Exercise requirements:
Print only the lines from the top of the data through the line with "letter_level = 1.15", both included, skipping every picture.
-- BEGIN Data provided --
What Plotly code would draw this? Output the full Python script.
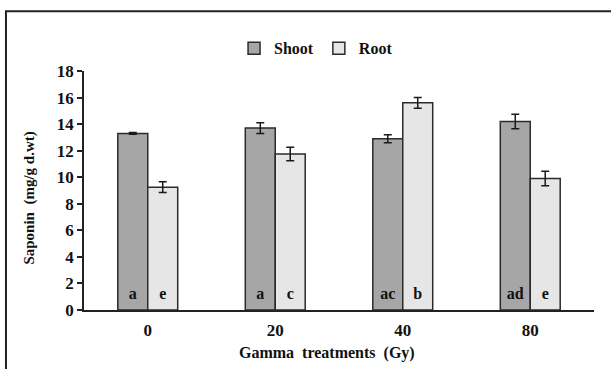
import plotly.graph_objects as go

categories = ["0", "20", "40", "80"]
shoot_values = [13.3, 13.7, 12.9, 14.2]
shoot_errors = [0.06, 0.4, 0.3, 0.55]
root_values = [9.25, 11.75, 15.6, 9.9]
root_errors = [0.4, 0.5, 0.4, 0.55]
shoot_letters = ["a", "a", "ac", "ad"]
root_letters = ["e", "c", "b", "e"]
letter_level = 1.15

FONT = "Liberation Serif"
x_idx = list(range(len(categories)))

fig = go.Figure()
fig.add_trace(go.Bar(
    name="Shoot", x=x_idx, y=shoot_values,
    marker=dict(color="#a6a6a6", line=dict(color="#2b2b2b", width=1.5)),
    error_y=dict(type="data", array=shoot_errors, color="#1a1a1a", thickness=1.5, width=4),
    offsetgroup="s",
))
fig.add_trace(go.Bar(
    name="Root", x=x_idx, y=root_values,
    marker=dict(color="#e6e6e6", line=dict(color="#2b2b2b", width=1.5)),
    error_y=dict(type="data", array=root_errors, color="#1a1a1a", thickness=1.5, width=4),
    offsetgroup="r",
))
fig.add_trace(go.Scatter(
    x=x_idx, y=[letter_level] * len(x_idx), mode="text", text=shoot_letters,
    textfont=dict(family=FONT, size=16, color="#111", weight="bold"),
    offsetgroup="s", showlegend=False, hoverinfo="skip",
))
fig.add_trace(go.Scatter(
    x=x_idx, y=[letter_level] * len(x_idx), mode="text", text=root_letters,
    textfont=dict(family=FONT, size=16, color="#111", weight="bold"),
    offsetgroup="r", showlegend=False, hoverinfo="skip",
))

fig.update_layout(
    width=611, height=369,
    margin=dict(l=84, r=17, t=71, b=59),
    paper_bgcolor="white", plot_bgcolor="white",
    barmode="group", bargap=0.53, bargroupgap=0,
    scattermode="group", scattergap=0.53,
    font=dict(family=FONT, size=16, color="#111", weight="bold"),
    legend=dict(orientation="h", x=0.455, xanchor="center", y=1.095, yanchor="middle",
                font=dict(family=FONT, size=16, weight="bold"), itemwidth=30,
                traceorder="normal"),
    xaxis=dict(
        tickmode="array", tickvals=x_idx, ticktext=categories,
        range=[-0.5, 3.5], showline=True, linecolor="#222", linewidth=1.5,
        ticks="outside", ticklen=4, tickcolor="rgba(0,0,0,0)",
        showgrid=False, zeroline=False,
        tickfont=dict(family=FONT, size=17, weight="bold"),
    ),
    yaxis=dict(
        range=[0, 18], dtick=2, showline=True, linecolor="#222", linewidth=1.5,
        ticks="outside", ticklen=5, tickcolor="#222", tickwidth=1.5,
        showgrid=False, zeroline=False,
        tickfont=dict(family=FONT, size=17, weight="bold"),
    ),
    annotations=[
        dict(text="Gamma  treatments  (Gy)", xref="paper", yref="paper",
             x=0.476, y=-0.182, xanchor="center", yanchor="middle", showarrow=False,
             font=dict(family=FONT, size=16, weight="bold")),
        dict(text="Saponin  (mg/g d.wt)", xref="paper", yref="paper",
             x=-0.106, y=0.47, xanchor="center", yanchor="middle", showarrow=False,
             textangle=-90, font=dict(family=FONT, size=15, weight="bold")),
    ],
    shapes=[dict(type="rect", xref="paper", yref="paper",
                 x0=-0.153, x1=1.5, y0=-1.0, y1=1.2495,
                 line=dict(color="#222", width=2), fillcolor="rgba(0,0,0,0)", layer="below")],
)

fig.write_html("out.html", config={"displayModeBar": False},
               post_script="document.body.style.margin='0';")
-- END Data provided --
Answer to this problem:
What Plotly code would draw this? Output the full Python script.
import plotly.graph_objects as go

categories = ["0", "20", "40", "80"]
shoot_values = [13.3, 13.7, 12.9, 14.2]
shoot_errors = [0.06, 0.4, 0.3, 0.55]
root_values = [9.25, 11.75, 15.6, 9.9]
root_errors = [0.4, 0.5, 0.4, 0.55]
shoot_letters = ["a", "a", "ac", "ad"]
root_letters = ["e", "c", "b", "e"]
letter_level = 1.15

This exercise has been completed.